### The task
Exclude the pictures and reproduce the remaining data exactly as written.
─── Material ───
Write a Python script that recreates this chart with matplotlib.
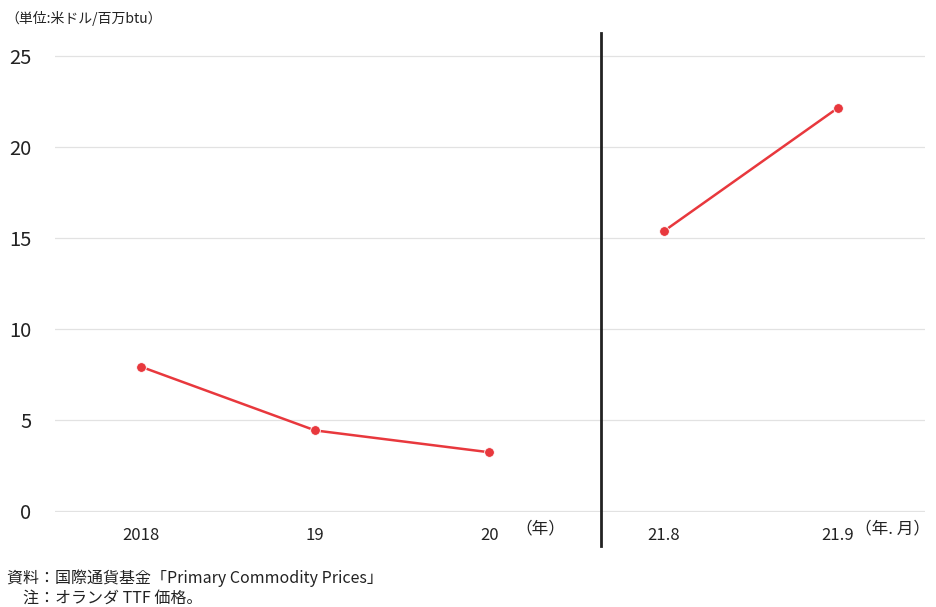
import matplotlib.pyplot as plt

plt.rcParams['font.family'] = ['Noto Sans CJK JP', 'DejaVu Sans']

# data
labels = ["2018", "19", "20", "21.8", "21.9"]
values = [7.93, 4.43, 3.23, 15.37, 22.15]
yticks = [0, 5, 10, 15, 20, 25]
split_at = 2.64  # vertical separator between annual and monthly data

red = "#e8383d"
ink = "#222222"

fig = plt.figure(figsize=(9.37, 6.07), dpi=100)
ax = fig.add_axes([0.0587, 0.1565, 0.9283, 0.7529])

xs = list(range(len(labels)))
ax.plot(xs[:3], values[:3], color=red, lw=1.8, marker="o", ms=7,
        mec="white", mew=0.6, zorder=3)
ax.plot(xs[3:], values[3:], color=red, lw=1.8, marker="o", ms=7,
        mec="white", mew=0.6, zorder=3)

ax.set_xlim(-0.493, 4.498)
ax.set_ylim(-0.05, 25.05)
ax.set_yticks(yticks)
ax.set_xticks(xs)
ax.set_xticklabels(labels)
ax.grid(axis="y", color="#e2e2e2", lw=0.9)
ax.set_axisbelow(True)
for s in ax.spines.values():
    s.set_visible(False)
ax.tick_params(length=0)
ax.tick_params(axis="y", labelsize=14.5, pad=17, colors=ink)
ax.tick_params(axis="x", labelsize=12, pad=11, colors=ink)

# separator line
ax.plot([split_at, split_at], [-1.91, 26.26], color=ink, lw=2,
        clip_on=False, zorder=4)

# unit labels on the x axis
ax.text(2.29, -1.0, "（年）", fontsize=12, ha="center", va="center", color=ink)
ax.text(4.53, -1.0, "（年. 月）", fontsize=12, ha="right", va="center", color=ink)

fig.text(0.006, 0.970, "（単位:米ドル/百万btu）", fontsize=10, ha="left", va="center",
         color=ink)
fig.text(0.008, 0.048, "資料：国際通貨基金「Primary Commodity Prices」", fontsize=11.5,
         ha="left", va="center", color=ink)
fig.text(0.008, 0.014, "　注：オランダ TTF 価格。", fontsize=11.5, ha="left",
         va="center", color=ink)

fig.savefig("out.png", dpi=100)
───
### Exercise answer
Write a Python script that recreates this chart with matplotlib.
import matplotlib.pyplot as plt

plt.rcParams['font.family'] = ['Noto Sans CJK JP', 'DejaVu Sans']

# data
labels = ["2018", "19", "20", "21.8", "21.9"]
values = [7.93, 4.43, 3.23, 15.37, 22.15]
yticks = [0, 5, 10, 15, 20, 25]
split_at = 2.64  # vertical separator between annual and monthly data

red = "#e8383d"
ink = "#222222"

fig = plt.figure(figsize=(9.37, 6.07), dpi=100)
ax = fig.add_axes([0.0587, 0.1565, 0.9283, 0.7529])

xs = list(range(len(labels)))
ax.plot(xs[:3], values[:3], color=red, lw=1.8, marker="o", ms=7,
        mec="white", mew=0.6, zorder=3)
ax.plot(xs[3:], values[3:], color=red, lw=1.8, marker="o", ms=7,
        mec="white", mew=0.6, zorder=3)

ax.set_xlim(-0.493, 4.498)
ax.set_ylim(-0.05, 25.05)
ax.set_yticks(yticks)
ax.set_xticks(xs)
ax.set_xticklabels(labels)
ax.grid(axis="y", color="#e2e2e2", lw=0.9)
ax.set_axisbelow(True)
for s in ax.spines.values():
    s.set_visible(False)
ax.tick_params(length=0)
ax.tick_params(axis="y", labelsize=14.5, pad=17, colors=ink)
ax.tick_params(axis="x", labelsize=12, pad=11, colors=ink)

# separator line
ax.plot([split_at, split_at], [-1.91, 26.26], color=ink, lw=2,
        clip_on=False, zorder=4)

# unit labels on the x axis
ax.text(2.29, -1.0, "（年）", fontsize=12, ha="center", va="center", color=ink)
ax.text(4.53, -1.0, "（年. 月）", fontsize=12, ha="right", va="center", color=ink)

fig.text(0.006, 0.970, "（単位:米ドル/百万btu）", fontsize=10, ha="left", va="center",
         color=ink)
fig.text(0.008, 0.048, "資料：国際通貨基金「Primary Commodity Prices」", fontsize=11.5,
         ha="left", va="center", color=ink)
fig.text(0.008, 0.014, "　注：オランダ TTF 価格。", fontsize=11.5, ha="left",
         va="center", color=ink)

fig.savefig("out.png", dpi=100)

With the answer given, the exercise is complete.